We will therefore wonder not only how series as an object impact film studies (Hudelet and Crémieux 2021), but how they have participated in the development of new concepts. Although remediation (Bolter and Grusin 1998) did not emerge conceptually from a corpus of audiovisual series, Grusin has since elaborated his concept premediation (Grusin 2010) partly around these digital narratives. Given their contemporary distribution through online platforms, series also incite us to rethink the very idea of “television”, revolutionizing television studies as a field (Leverette, Ott and Buckley 2008, Lodz 2014). As content watched (downloaded, streamed) on screens of all sizes (from widescreen sets to computers and mobile phones), contemporary series may prompt us to rethink the entire ecology of media, in a convergence culture (Jenkins 2006) affected by their proliferation. Can we still imagine transmedia studies (Cornillon 2018) without them? If series interrogate both security studies (Takacs 2012) and surveillance studies (Lefait 2013) in their mise en abyme of scopic devices in particular, have they not also become essential in screen studies, as well as in studies of the digital and/or posthuman subject (Machinal and Michlin 2018)? Can we, in fact, continue to imagine the field of digital humanities without series?

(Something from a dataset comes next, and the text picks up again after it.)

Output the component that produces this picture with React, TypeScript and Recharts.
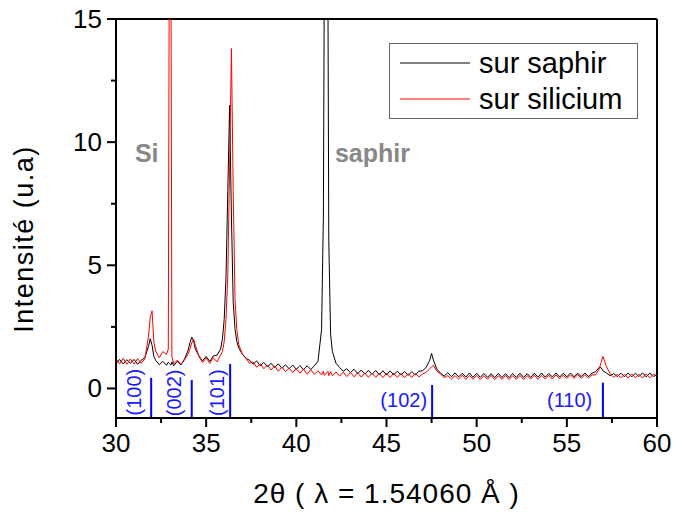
import React from 'react';
import {
  LineChart,
  Line,
  XAxis,
  YAxis,
  Legend,
  ReferenceLine,
  ReferenceDot,
} from 'recharts';

// 2θ grid (degrees), denser around the peaks
const twoTheta = [
  30.0, 30.2, 30.4, 30.6, 30.8,
  31.0, 31.2, 31.4, 31.6, 31.8, 31.9,
  32.0, 32.1, 32.2, 32.4, 32.6, 32.8, 32.9, 32.95,
  33.05, 33.1, 33.2, 33.4, 33.6, 33.8,
  34.0, 34.1, 34.2, 34.3, 34.4, 34.6, 34.8,
  35.0, 35.2, 35.4, 35.6, 35.8, 35.9,
  36.0, 36.1, 36.2, 36.3, 36.4, 36.5, 36.6, 36.7, 36.8,
  37.0, 37.2, 37.4, 37.6, 37.8,
  38.0, 38.2, 38.4, 38.6, 38.8,
  39.0, 39.2, 39.4, 39.6, 39.8,
  40.0, 40.2, 40.4, 40.6, 40.8,
  41.0, 41.2, 41.4, 41.5, 41.55, 41.75, 41.8, 41.9,
  42.0, 42.2, 42.4, 42.6, 42.8,
  43.0, 43.2, 43.4, 43.6, 43.8,
  44.0, 44.2, 44.4, 44.6, 44.8,
  45.0, 45.2, 45.4, 45.6, 45.8,
  46.0, 46.2, 46.4, 46.6, 46.8,
  47.0, 47.2, 47.4, 47.5, 47.6, 47.8,
  48.0, 48.2, 48.4, 48.6, 48.8,
  49.0, 49.2, 49.4, 49.6, 49.8,
  50.0, 50.2, 50.4, 50.6, 50.8,
  51.0, 51.2, 51.4, 51.6, 51.8,
  52.0, 52.2, 52.4, 52.6, 52.8,
  53.0, 53.2, 53.4, 53.6, 53.8,
  54.0, 54.2, 54.4, 54.6, 54.8,
  55.0, 55.2, 55.4, 55.6, 55.8,
  56.0, 56.2, 56.4, 56.6, 56.8, 56.9,
  57.0, 57.2, 57.4, 57.6, 57.8,
  58.0, 58.2, 58.4, 58.6, 58.8,
  59.0, 59.2, 59.4, 59.6, 59.8,
  60.0,
];

const surSaphir = [
  1.00, 1.18, 0.99, 1.17, 1.02,
  1.18, 0.98, 1.14, 1.25, 1.70, 2.02,
  1.75, 1.30, 1.14, 0.96, 1.10, 0.94, 1.06, 1.02,
  0.95, 1.08, 0.92, 1.10, 0.95, 1.20,
  1.55, 1.85, 2.08, 1.95, 1.60, 1.32, 1.12,
  1.30, 1.10, 1.32, 1.35, 1.60, 2.00,
  2.80, 4.50, 8.00, 11.5, 7.00, 3.50, 2.40, 1.90, 1.65,
  1.40, 1.22, 1.15, 0.98, 1.12,
  0.92, 1.06, 0.88, 1.02, 0.85,
  1.00, 0.82, 0.96, 0.80, 0.95,
  0.78, 0.93, 0.76, 0.92, 0.77,
  0.92, 1.10, 2.40, 7.00, 16.5, 16.5, 6.00, 2.20,
  1.50, 1.02, 0.85, 0.70, 0.80,
  0.64, 0.78, 0.60, 0.75, 0.58,
  0.74, 0.57, 0.73, 0.56, 0.72,
  0.55, 0.71, 0.55, 0.70, 0.54,
  0.69, 0.53, 0.68, 0.55, 0.70,
  0.72, 0.85, 1.15, 1.42, 1.15, 0.78,
  0.62, 0.50, 0.64, 0.48, 0.63,
  0.47, 0.62, 0.46, 0.63, 0.45,
  0.62, 0.45, 0.61, 0.45, 0.60,
  0.44, 0.61, 0.45, 0.60, 0.44,
  0.61, 0.45, 0.62, 0.45, 0.60,
  0.45, 0.62, 0.46, 0.63, 0.46,
  0.61, 0.47, 0.63, 0.46, 0.62,
  0.47, 0.63, 0.47, 0.62, 0.48,
  0.63, 0.48, 0.62, 0.68, 0.86, 0.84,
  0.72, 0.62, 0.52, 0.60, 0.48,
  0.62, 0.47, 0.63, 0.47, 0.62,
  0.48, 0.63, 0.47, 0.62, 0.48,
  0.58,
];

const surSilicium = [
  1.20, 1.00, 1.22, 0.98, 1.20,
  0.99, 1.21, 1.02, 1.20, 2.10, 2.90,
  3.15, 1.90, 1.52, 1.25, 1.50, 1.38, 1.60, 16.5,
  16.5, 1.30, 1.00, 1.15, 0.98, 1.16,
  1.40, 1.60, 1.85, 2.00, 1.75, 1.30, 1.05,
  1.24, 1.02, 1.25, 1.08, 1.35, 1.50,
  1.90, 2.80, 4.60, 9.00, 13.8, 8.00, 3.60, 2.40, 1.80,
  1.40, 1.25, 1.02, 1.08, 0.86,
  1.00, 0.80, 0.95, 0.75, 0.91,
  0.70, 0.87, 0.68, 0.83, 0.64,
  0.81, 0.62, 0.79, 0.58, 0.76,
  0.57, 0.72, 0.55, 0.70, 0.53, 0.69, 0.52, 0.68,
  0.51, 0.67, 0.50, 0.66, 0.48,
  0.65, 0.47, 0.64, 0.46, 0.63,
  0.45, 0.62, 0.45, 0.62, 0.44,
  0.61, 0.44, 0.62, 0.45, 0.61,
  0.44, 0.60, 0.45, 0.61, 0.47,
  0.58, 0.66, 0.80, 0.88, 0.94, 0.70,
  0.58, 0.44, 0.52, 0.38, 0.52,
  0.38, 0.54, 0.37, 0.53, 0.37,
  0.53, 0.36, 0.52, 0.37, 0.53,
  0.36, 0.52, 0.37, 0.53, 0.36,
  0.52, 0.37, 0.53, 0.36, 0.52,
  0.38, 0.54, 0.37, 0.53, 0.38,
  0.54, 0.38, 0.55, 0.39, 0.54,
  0.40, 0.55, 0.40, 0.56, 0.41,
  0.56, 0.42, 0.55, 0.55, 0.80, 1.05,
  1.30, 0.88, 0.60, 0.45, 0.58,
  0.43, 0.58, 0.42, 0.59, 0.43,
  0.58, 0.42, 0.59, 0.43, 0.58,
  0.50,
];

const xTicks = [30, 32.5, 35, 37.5, 40, 42.5, 45, 47.5, 50, 52.5, 55, 57.5, 60];
const yTicks = [0, 2.5, 5, 7.5, 10, 12.5, 15];

// ZnO reflections: hkl, 2θ position, bar height
const hklNames = ['(100)', '(002)', '(101)', '(102)', '(110)'];
const hklPos = [31.95, 34.2, 36.33, 47.53, 57.0];
const hklHeight = [0.43, 0.34, 0.99, 0.14, 0.23];

// label anchor positions (data coords)
const hklLabelX = [31.36, 33.62, 35.97, 47.25, 56.41];
const hklLabelY = [-0.15, -0.18, -0.17, -0.77, -0.77];

const Y_MIN = -1.2;
const FONT = 'Arial, "Liberation Sans", sans-serif';

const data = twoTheta.map((t, i) => ({
  t,
  saphir: surSaphir[i],
  silicium: surSilicium[i],
}));

const XTick = ({ x, y, payload }: any) => {
  const major = payload.value % 5 === 0;
  return (
    <g>
      <line x1={x} y1={y} x2={x} y2={y + (major ? 9 : 5)} stroke="#000" strokeWidth={2} />
      {major && (
        <text x={x} y={y + 34} textAnchor="middle" fontSize={26} fontFamily={FONT} fill="#000">
          {payload.value}
        </text>
      )}
    </g>
  );
};

const YTick = ({ x, y, payload }: any) => {
  const major = payload.value % 5 === 0;
  return (
    <g>
      <line x1={x - (major ? 9 : 5)} y1={y} x2={x} y2={y} stroke="#000" strokeWidth={2} />
      {major && (
        <text x={x - 14} y={y + 9} textAnchor="end" fontSize={26} fontFamily={FONT} fill="#000">
          {payload.value}
        </text>
      )}
    </g>
  );
};

const LegendBox = ({ payload }: any) => (
  <svg width={249} height={76}>
    <rect x={0.5} y={0.5} width={248} height={75} fill="#fff" stroke="#666" strokeWidth={1} />
    {(payload || []).map((p: any, i: number) => (
      <g key={p.value}>
        <line x1={11} x2={81} y1={20 + i * 36} y2={20 + i * 36} stroke={p.color} strokeWidth={1} />
        <text x={90} y={30 + i * 36} fontSize={29} fontFamily={FONT} fill="#000">
          {p.value}
        </text>
      </g>
    ))}
  </svg>
);

const grayLabel = (text: string) => ({ viewBox }: any) => (
  <text x={viewBox.x} y={viewBox.y} fontSize={25} fontWeight="bold" fontFamily={FONT} fill="#888">
    {text}
  </text>
);

const hklLabel = (text: string, rotated: boolean) => ({ viewBox }: any) => (
  <text
    x={viewBox.x}
    y={viewBox.y}
    fontSize={20}
    fontFamily={FONT}
    fill="#1a1aff"
    textAnchor={rotated ? 'middle' : 'end'}
    transform={rotated ? `rotate(-90, ${viewBox.x}, ${viewBox.y})` : undefined}
  >
    {text}
  </text>
);

export default function App() {
  return (
    <div style={{ position: 'absolute', left: 0, top: 0, background: '#fff' }}>
      <LineChart width={674} height={515} data={data} margin={{ top: 19, right: 17, bottom: 0, left: 0 }}>
        <XAxis
          dataKey="t"
          type="number"
          domain={[30, 60]}
          ticks={xTicks}
          interval={0}
          tickSize={0}
          tickMargin={0}
          tickLine={false}
          tick={<XTick />}
          height={97}
          axisLine={{ stroke: '#000', strokeWidth: 2 }}
          label={({ viewBox }: any) => (
            <text
              x={viewBox.x + viewBox.width / 2}
              y={viewBox.y + 85}
              textAnchor="middle"
              fontSize={28}
              letterSpacing={1}
              fontFamily={FONT}
              fill="#000"
            >
              2θ ( λ = 1.54060 Å )
            </text>
          )}
        />
        <YAxis
          type="number"
          domain={[Y_MIN, 15]}
          allowDataOverflow
          ticks={yTicks}
          interval={0}
          tickSize={0}
          tickMargin={0}
          tickLine={false}
          tick={<YTick />}
          width={116}
          axisLine={{ stroke: '#000', strokeWidth: 2 }}
          label={() => (
            <text
              x={33}
              y={239}
              textAnchor="middle"
              fontSize={27}
              letterSpacing={1.5}
              fontFamily={FONT}
              fill="#000"
              transform="rotate(-90, 33, 239)"
            >
              Intensité (u.a)
            </text>
          )}
        />
        <ReferenceLine y={15} stroke="#000" strokeWidth={2} />
        <ReferenceLine x={60} stroke="#000" strokeWidth={2} />

        <Line
          type="linear"
          dataKey="saphir"
          name="sur saphir"
          stroke="#000000"
          strokeWidth={1}
          dot={false}
          isAnimationActive={false}
        />
        <Line
          type="linear"
          dataKey="silicium"
          name="sur silicium"
          stroke="#ff0000"
          strokeWidth={1}
          dot={false}
          isAnimationActive={false}
        />

        {hklPos.map((p, i) => (
          <ReferenceLine
            key={hklNames[i]}
            segment={[{ x: p, y: Y_MIN }, { x: p, y: hklHeight[i] }]}
            stroke="#0000ff"
            strokeWidth={2}
          />
        ))}
        {hklNames.map((n, i) => (
          <ReferenceDot
            key={'l' + n}
            x={hklLabelX[i]}
            y={hklLabelY[i]}
            r={0}
            fill="none"
            stroke="none"
            label={hklLabel(n, i < 3)}
          />
        ))}
        <ReferenceDot x={31.05} y={9.2} r={0} fill="none" stroke="none" label={grayLabel('Si')} />
        <ReferenceDot x={42.14} y={9.2} r={0} fill="none" stroke="none" label={grayLabel('saphir')} />

        <Legend
          layout="vertical"
          align="center"
          verticalAlign="middle"
          wrapperStyle={{ left: 389, top: 43, width: 249, height: 76 }}
          content={<LegendBox />}
        />
      </LineChart>
    </div>
  );
}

Finally, although they are still too often relegated to the status of “unserious” popular objects, series nevertheless give social, political and institutional depth to what is often beyond citizens’ actual scrutiny or experience: the backstage of power politics, the secret workings of intelligence agencies, social and professional universes and embodied lives other than their own. As such, they seem to convey forms of knowledge to civil society. In their lectures or seminars, academics are well aware of how series bridge the gap between scientific fact and common knowledge, and they often draw from series’ staging of complex social realities (can the cogs of the US political system or backchannel communication be exposed with as much force in a traditional lecture as in an episode of The West Wing?). How series can facilitate the transfer of knowledge will therefore also be a focus of the conference.
We will welcome proposals focused on the critical study of what series “do” to established disciplines; on how series affect the constitution of knowledge; and on how they allow the transmission of knowledge.
Please send your proposals (approx. 300 words + 5 lines of bio-bibliography), by September 30, 2021 to firstname.lastname@example.org
Authors will be notified by October 30, 2021. Papers can be delivered either in English or French.
An international publication will gather a selection of papers given at the conference.